The white rhino is one of the two rhino species found in Africa and the second-largest land mammal on earth. Despite its name the white rhino is not actually white at all, its skin is grey in colour. There are many different theories as to where the term ‘white’ came from, but the most common one is that it is derived from the Afrikaans word for ‘wide’, describing the white rhino's wide mouth and upper lip. The white rhino is also known as the square-lipped rhino and is the larger of the two African species (black rhino, white rhino).
There are two genetically distinct white rhino subspecies, the northern white rhinoceros (scientific name: Ceratotherium simum cottoni) and the southern white rhinoceros (scientific name: Ceratotherium simum) found in different parts of Africa. Sadly, the northern white rhino is on the brink of extinction and considered critically endangered. In 2018, the last remaining adult male northern white rhino named Sudan passed away. There are now only two female northern white rhinos left, Najin and Fatu, both living at Ol Pejeta Conservancy in Kenya heavily protected by armed guards.
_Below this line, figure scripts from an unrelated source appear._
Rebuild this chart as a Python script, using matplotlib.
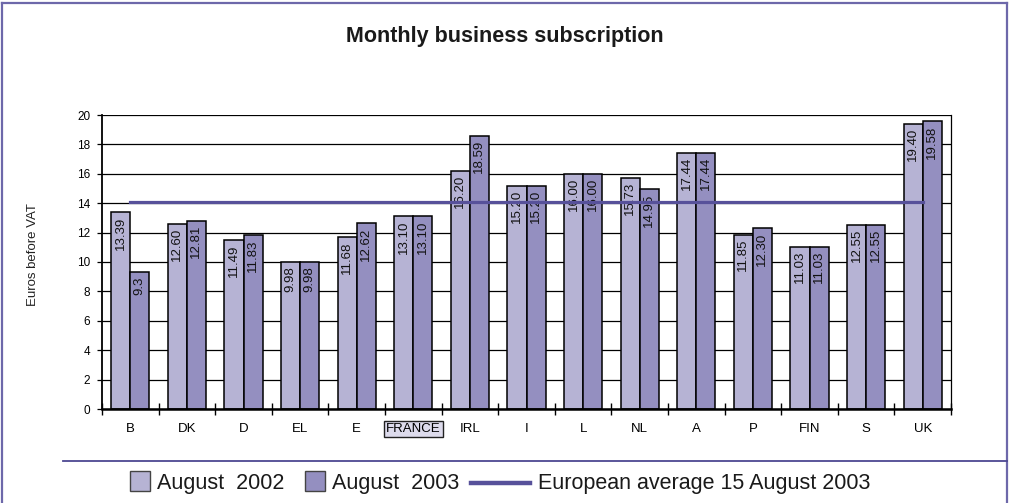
import matplotlib
matplotlib.use("Agg")
import matplotlib.pyplot as plt
from matplotlib.patches import Rectangle
from matplotlib.lines import Line2D
import numpy as np

plt.rcParams['font.family'] = ['Liberation Sans', 'DejaVu Sans']

# Monthly business subscription, euros before VAT
countries = ["B", "DK", "D", "EL", "E", "FRANCE", "IRL", "I", "L", "NL",
             "A", "P", "FIN", "S", "UK"]
aug_2002 = [13.39, 12.60, 11.49, 9.98, 11.68, 13.10, 16.20, 15.20, 16.00,
            15.73, 17.44, 11.85, 11.03, 12.55, 19.40]
aug_2003 = [9.3, 12.81, 11.83, 9.98, 12.62, 13.10, 18.59, 15.20, 16.00,
            14.95, 17.44, 12.30, 11.03, 12.55, 19.58]
decimals_2003 = [1] + [2] * 14
eu_average = 14.1
yticks = list(range(0, 21, 2))
series_names = ["August  2002", "August  2003", "European average 15 August 2003"]

LIGHT = "#b6b3d4"
DARK = "#948fc0"
AVG = "#57519a"
FRAME = "#6d68aa"

W, H = 1010, 503
fig = plt.figure(figsize=(W / 100, H / 100), dpi=100)


def fx(px):
    return px / W


def fy(py):
    return 1 - py / H


ax = fig.add_axes([fx(102), fy(409), fx(951) - fx(102), fy(115) - fy(409)])

x = np.arange(len(countries))
w = 0.336
ax.bar(x - w / 2, aug_2002, w, color=LIGHT, edgecolor="black", linewidth=1.1, zorder=2)
ax.bar(x + w / 2, aug_2003, w, color=DARK, edgecolor="black", linewidth=1.1, zorder=2)

for xi, v in zip(x, aug_2002):
    ax.annotate(f"{v:.2f}", (xi - w / 2, v), xytext=(0, -3), textcoords="offset points",
                rotation=90, ha="center", va="top", fontsize=9.5, color="#111111", zorder=5)
for xi, v, d in zip(x, aug_2003, decimals_2003):
    ax.annotate(f"{v:.{d}f}", (xi + w / 2, v), xytext=(0, -3), textcoords="offset points",
                rotation=90, ha="center", va="top", fontsize=9.5, color="#111111", zorder=5)

# European average line from first to last country
ax.plot([x[0], x[-1]], [eu_average, eu_average], color=AVG, linewidth=2.3, zorder=6)

ax.set_xlim(-0.5, len(countries) - 0.5)
ax.set_ylim(0, 20)
ax.set_yticks(yticks)
ax.yaxis.grid(True, color="black", linewidth=0.9)
ax.set_axisbelow(True)
ax.tick_params(axis="y", direction="out", length=3.5, width=0.9, pad=5, labelsize=8.5)

ax.set_xticks(x)
ax.set_xticklabels(countries, fontsize=9.5)
ax.set_xticks(np.arange(-0.5, len(countries)), minor=True)
ax.tick_params(axis="x", which="major", length=0, pad=10)
ax.tick_params(axis="x", which="minor", direction="inout", length=9, width=1.0)

for lbl in ax.get_xticklabels():
    if lbl.get_text() == "FRANCE":
        lbl.set_bbox(dict(boxstyle="square,pad=0.15", facecolor="#dddbec",
                          edgecolor="#222222", linewidth=1.0))

ax.spines["top"].set_visible(False)
ax.spines["left"].set_linewidth(1.3)
ax.spines["right"].set_linewidth(0.9)
ax.spines["bottom"].set_linewidth(1.8)

fig.text(fx(33), fy(255), "Euros before VAT", rotation=90, ha="center", va="center",
         fontsize=9.5, color="#222222")

fig.text(fx(505), fy(37), "Monthly business subscription", ha="center", va="center",
         fontsize=15.5, fontweight="bold", color="#1a1a1a")

# Outer frame and separator
fig.add_artist(Line2D([fx(2), fx(2)], [0, fy(3)], color=FRAME, linewidth=1.6))
fig.add_artist(Line2D([fx(2), fx(1007)], [fy(3), fy(3)], color=FRAME, linewidth=1.6))
fig.add_artist(Line2D([fx(1007), fx(1007)], [0, fy(3)], color=FRAME, linewidth=1.6))
fig.add_artist(Line2D([fx(63), fx(1007)], [fy(461), fy(461)], color="#4d4892", linewidth=1.3))

# Legend
ly = 483
fig.add_artist(Rectangle((fx(130), fy(491)), fx(20), 20 / H, facecolor=LIGHT,
                         edgecolor="#444444", linewidth=1.0))
fig.text(fx(157), fy(ly), series_names[0], ha="left", va="center", fontsize=15.5, color="#1a1a1a")
fig.add_artist(Rectangle((fx(305), fy(491)), fx(20), 20 / H, facecolor=DARK,
                         edgecolor="#444444", linewidth=1.0))
fig.text(fx(332), fy(ly), series_names[1], ha="left", va="center", fontsize=15.5, color="#1a1a1a")
fig.add_artist(Line2D([fx(471), fx(530)], [fy(ly), fy(ly)], color=AVG, linewidth=3.2))
fig.text(fx(538), fy(ly), series_names[2], ha="left", va="center", fontsize=15.5, color="#1a1a1a")

fig.savefig("out.png", dpi=100)
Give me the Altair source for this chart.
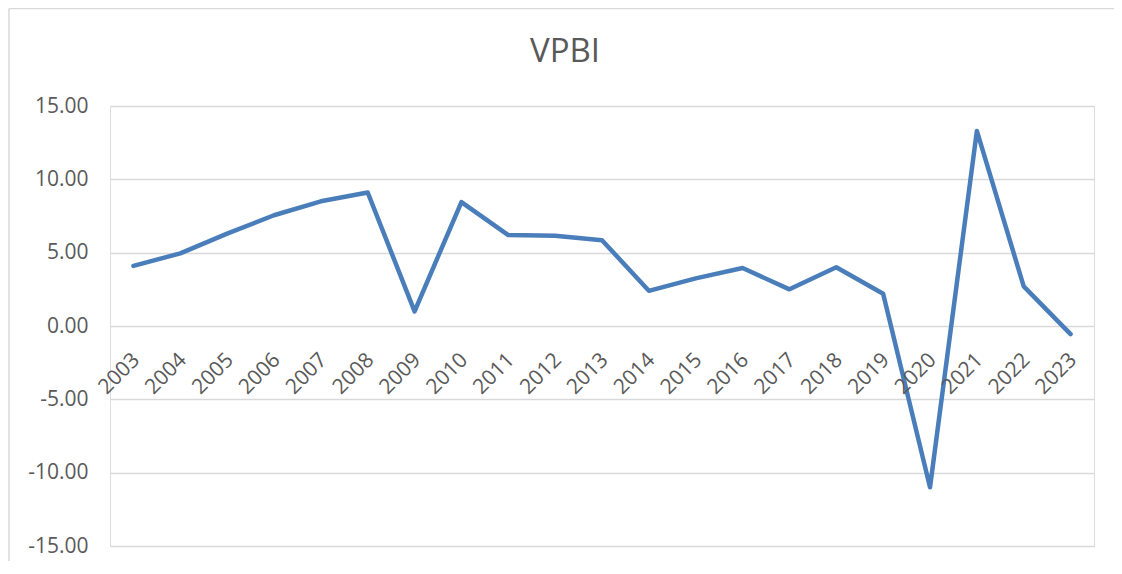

However, some exciting advancements have been made with scientists and conservationists successfully creating nine northern white rhino embryos to use for in vitro fertilization.
White Rhino Characteristics
The white rhino is a grazer with a large front horn and can often be found grazing on short grass in the open plains of the savanna. They are an important part of the ecosystem! They need to feed on a daily basis but can survive for 4 to 5 days without water. Adult males typically defend their territories and roam with small groups of female rhinos and their calves.
The Southern white rhino can be found mostly in South Africa, with smaller translocated populations found in Kenya and Zimbabwe. There are also smaller reintroduced populations in Namibia, Botswana, Zimbabwe, Zambia, Swaziland, Uganda and Eswatini, while a small population survives in Mozambique.
Populations of white rhino have recovered from an all-time low of around 100 in 1895 to the current wild population of around 18,067 and the species is now classified as Near Threatened. However, an increase in habitat loss and rhino poaching since 2008, particularly in South Africa, is once again threatening the total population. Rhino horn is often sold by poachers on the wildlife trade black market, typically in Asia where keratin is considered very valuable. However, the southern white rhino’s population increase is considered a great conservation success!
While rhino conservation efforts and rhino-safe national parks and game reserves in southern Africa have helped increase white rhino numbers, there is always more work to be done!